Begitu bukti diterima, Ketua Majelis Hakim Nasfi Firdaus SH, bersama Hakim Anggota, Renni Pitua Ambarita SH dan Katharina Siagian SH, memeriksa bukti surat yang diberikan para pihak. Pemeriksaan berlangsung sekira 1 jam lamanya.
Kemudian, bukti surat itu diperlihatkan kepada masing-masing pihak, lalu dinyatakan lengkap. Selepas itu, Ketua Majelis Hakim menunda sidang, dan sidang akan dibuka kembali pada Rabu (20/12/2023) mendatang, dengan agenda sidang lapangan.
Usai sidang, Ir RE Siahaan melalui penasehat hukumnya (PH) Daulat Sihombing SH mengatakan, seluruh berkas dari para tergugat sudah dicatat. “Agenda penyerahan bukti sebagai lanjutan sidang sebelumnya karena ada bukti yang memang tidak lengkap. Kalau tadi semuanya sudah lengkap,” katanya.
Katanya, penggugat menyerahkan bukti sebanyak 43 berkas, tergugat I menyerahkan bukti sebanyak 31 berkas, tergugat II menyerahkan bukti 17 berkas dan tergugat III menyerahkan bukti sebanyak 53 berkas. “Ada bukti yang sama dan ada juga berbeda,” kata Daulat Sihombing.
Dijelaskan Daulat, bukti yang sama itu seperti, putusan Pengadilan Negeri atas perkara tindak pidana RE Siahaan, putusan banding tingkat Pengadilan Tinggi, serta putusan Kasasi dari Mahkamah Agung (MA).
Ada juga beberapa berkas perkara, termasuk eksekusi terhadap putusan tanggal 25 Maret 2013 yang menyatakan RE dijatuhi hukuman pidana tambahan, membayar uang pengganti Rp 7,7 miliar. Apabila dalam satu bulan tidak dibayar, maka akan diganti dengan pidana tambahan 4 tahun.

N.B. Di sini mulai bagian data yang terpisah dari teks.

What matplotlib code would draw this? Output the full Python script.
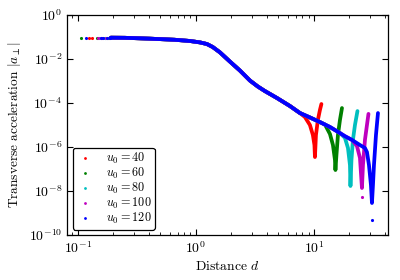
import matplotlib
matplotlib.use("Agg")
import matplotlib.pyplot as plt
from matplotlib.lines import Line2D
from matplotlib.ticker import NullLocator, LogLocator

# Fonte estilo LaTeX (Computer Modern)
plt.rcParams['font.family'] = 'serif'
plt.rcParams['font.serif'] = ['cmr10', 'DejaVu Serif']
plt.rcParams['mathtext.fontset'] = 'cm'
plt.rcParams['axes.formatter.use_mathtext'] = True

# Curva comum a todas as series (distancia d, aceleracao |a|)
d_main = [0.19, 0.25, 0.41, 0.66, 0.89, 1.08, 1.24, 1.39, 1.60, 1.94, 2.36, 2.87,
          3.35, 3.84, 4.86, 6.26, 7.61, 9.25, 11.2, 13.67, 16.61, 18.31, 20.99, 24.54]
a_main = [0.093, 0.092, 0.084, 0.075, 0.066, 0.057, 0.048, 0.035, 0.020, 0.0077, 0.0030, 1.05e-3,
          5.6e-4, 3.5e-4, 1.69e-4, 7.3e-5, 3.5e-5, 2.2e-5, 1.37e-5, 8.1e-6, 4.3e-6, 3.1e-6, 2.1e-6, 1.23e-6]

labels = ['$u_0 = 40$', '$u_0 = 60$', '$u_0 = 80$', '$u_0 = 100$', '$u_0 = 120$']
cores = ['#ff0000', '#008000', '#00bfbf', '#bf00bf', '#0000ff']

# Ultimo ponto da curva comum usado por cada serie
d_split = [7.61, 11.2, 16.61, 20.99, 24.54]

# Parte final de cada serie (mergulho perto de a = 0)
d_tail = [
    [8.39, 9.25, 9.80, 10.1, 10.2, 10.4, 10.8, 11.24, 11.57],
    [12.40, 13.67, 14.49, 15.07, 15.21, 15.51, 15.97, 16.61, 17.28],
    [18.31, 19.42, 20.19, 20.39, 20.79, 21.40, 22.26, 23.37],
    [23.14, 24.54, 25.51, 26.02, 27.05, 28.13, 28.97],
    [27.05, 28.13, 29.25, 30.41, 31.01, 31.62, 32.25, 33.53, 34.87],
]
a_tail = [
    [2.3e-5, 1.0e-5, 3.5e-6, 1.23e-6, 3.5e-7, 3.5e-6, 1.69e-5, 4.8e-5, 9.0e-5],
    [1.05e-5, 3.9e-6, 1.23e-6, 2.6e-7, 9.0e-8, 4.3e-7, 3.5e-6, 1.69e-5, 5.9e-5],
    [2.6e-6, 9.0e-7, 1.52e-7, 1.69e-8, 2.6e-7, 2.1e-6, 1.0e-5, 4.3e-5],
    [1.11e-6, 3.2e-7, 1.37e-8, 1.52e-7, 2.1e-6, 1.0e-5, 3.2e-5],
    [9.0e-7, 5.9e-7, 1.52e-7, 1.87e-8, 2.85e-9, 1.87e-8, 1.52e-7, 3.5e-6, 3.5e-5],
]

# Pontos isolados no inicio (d pequeno) de cada serie
d_start = [
    [0.124, 0.131, 0.160, 0.185],
    [0.107, 0.144, 0.170, 0.180],
    [0.151, 0.169, 0.176],
    [0.148, 0.157, 0.172],
    [0.117, 0.157, 0.163, 0.178, 0.186],
]
a_start = [
    [0.093, 0.093, 0.093, 0.093],
    [0.093, 0.093, 0.093, 0.093],
    [0.093, 0.093, 0.093],
    [0.093, 0.093, 0.093],
    [0.093, 0.093, 0.093, 0.093, 0.093],
]

# Pontos isolados no fundo do mergulho
d_fundo = [[], [], [], [25.51], [31.01]]
a_fundo = [[], [], [], [5.3e-9], [4.8e-10]]

fig = plt.figure(figsize=(4, 2.8), dpi=100)
ax = fig.add_axes([0.1675, 0.1607, 0.8025, 0.7857])

for i in range(len(labels)):
    d = [x for x in d_main if x <= d_split[i]] + d_tail[i]
    a = [y for x, y in zip(d_main, a_main) if x <= d_split[i]] + a_tail[i]
    ax.plot(d, a, '-', color=cores[i], lw=2.7, solid_joinstyle='round', solid_capstyle='round')
    ax.plot(d_start[i], a_start[i], '.', color=cores[i], ms=4.5, mew=0)
    ax.plot(d_fundo[i], a_fundo[i], '.', color=cores[i], ms=4.5, mew=0)

ax.set_xscale('log')
ax.set_yscale('log')
ax.set_xlim(0.081, 42.4)
ax.set_ylim(1e-10, 1)
ax.yaxis.set_major_locator(LogLocator(base=10, numticks=6))
ax.yaxis.set_minor_locator(NullLocator())

ax.tick_params(which='both', direction='in', top=True, right=True, labelsize=10)
ax.tick_params(which='major', length=4, width=0.8)
ax.tick_params(which='minor', length=2, width=0.6)
for s in ax.spines.values():
    s.set_linewidth(0.9)

ax.set_xlabel('Distance $d$', fontsize=9.8, labelpad=3)
ax.set_ylabel(r'Transverse acceleration $|a_\perp|$', fontsize=9.6, labelpad=4)

# Legenda com marcadores pequenos
handles = [Line2D([], [], ls='', marker='.', ms=4, mew=0, color=c) for c in cores]
leg = ax.legend(handles, labels, loc='lower left', fontsize=8.8, fancybox=True, framealpha=1,
                edgecolor='black', borderaxespad=0.45, labelspacing=0.0, handlelength=1.5,
                handletextpad=1.0, borderpad=0.25)
leg.get_frame().set_linewidth(0.9)

fig.savefig('out.png', dpi=100)
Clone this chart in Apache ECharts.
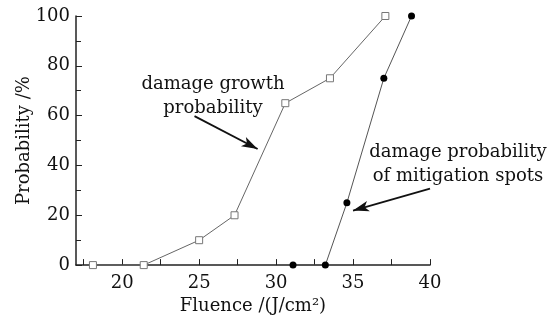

“Bapak RE Siahaan tidak membayar uang pengganti dan menjalani hukuman tambahan selama 4 tahun itu,” kata Daulat Sihombing yang juga menyatakan soal adanya penyitaan lahan dan bangunan milik RE Siahaan di Jalan Sutomo, Kota Siantar, terjadi setelah RE Siahaan menjalani hukuman sekitar 2,5 tahun atau tahun 2019.
“Itu yang kontroversial sebagai gugatan utama kita. Karena soal penyitaan lahan dan bangunan tidak ada pada penyidikan dan tuntutan bahkan tidak ada juga pada putusan. Nah, tanggal 29 Mei 2019, tiba- tiba itu muncul surat penyitaan dari KPK dan berkas itu ikut disertakan KPK sebagai bukti pada persidangan tadi,” kata Daulat Sihombing.
Surat Eksekusi Penyitaan dinilai kontroversial, paparnya, karena tidak termasuk dalam putusan MA akan dikonfrontir.
“Jadi sudah jelas, karena surat penyitaan itu tidak ada dalam putusan, itulah yang kita sebut KPK atau Tergugat I melakukan perbuatan melawan hukum,” tegas Daulat Sihombing.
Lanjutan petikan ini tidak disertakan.